Além das inúmeras referências cinematográficas presentes nesses escritos, a sexualidade, o desejo e a morte são recorrentes nos contos de “O último sonho”, temas centrais também nos filmes do diretor espanhol. Como dizia Freud, os escritores costumam conhecer e antecipar uma vasta gama de coisas acerca do conhecimento da mente, pois se nutrem em fontes não acessíveis à ciência ou à filosofia, conseguindo apreender aquilo que é fugaz na experiência do inconsciente. Essa afirmação é válida tanto para a obra literária quanto cinematográfica de Almodóvar. Como diz o autor no conto “Natal amargo”, “sempre acreditei que o cinema tem algo de premonitório.” (p. 137)
Ainda que o diretor espanhol sempre tenha se recusado a escrever uma autobiografia, este livro não deixa de referir diversas passagens e épocas de sua vida, indicando o laço entre aquilo que vive e aquilo que escreve e filma. Alguns textos retratam abertamente passagens de sua existência, do momento mesmo que as experimentava, sem qualquer distanciamento. É o caso do conto que dá nome ao livro, “O último sonho”, que relata seu primeiro dia de orfandade, após a morte de sua mãe. Almodóvar considera que suas cinco páginas estão entre as melhores coisas que já escreveu. Nesse escrito, conta o modo como sua mãe lhe transmitiu algo para seu trabalho: “a diferença entre a ficção e a realidade, e como a realidade precisa ser completada pela ficção para tornar a vida mais fácil.” (p. 93)
Quando Almodóvar tinha oito anos e sua família morava na província de Badajoz, em uma situação econômica precária, sua mãe encontrou uma forma criativa de complementar a renda doméstica. Começou um negócio de leitura e escrita de cartas para os vizinhos analfabetos, como no filme “Central do Brasil”. Ao prestar atenção no que sua mãe lia, descobriu que não correspondia exatamente ao que estava escrito no papel. Sem que as vizinhas soubessem, ela inventava parte do que lia, deixando suas ouvintes encantadas. Ao ser questionada pelo filho, sua mãe respondeu: “Mas você viu como ela ficou feliz?” (p. 94)

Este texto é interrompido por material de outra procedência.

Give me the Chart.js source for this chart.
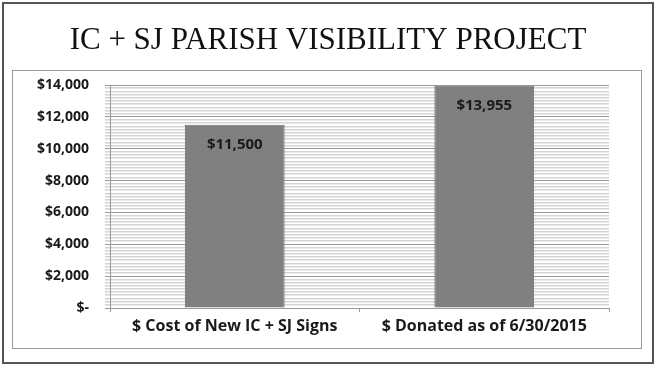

Almodóvar afirma que essas improvisações da mãe foram uma grande lição para ele. Estabeleciam a diferença entre a ficção e a realidade, e mostravam como a realidade necessita da ficção para ser mais completa, agradável e habitável.
Recém contemplado com o Leão de Ouro em Veneza com seu novo filme, “The Room Next Door”, seu primeiro longa-metragem em inglês, o diretor espanhol continua a nos presentear com sua ficção – que possa seguir com sua obra, auxiliando a habitar a realidade que nos cabe viver.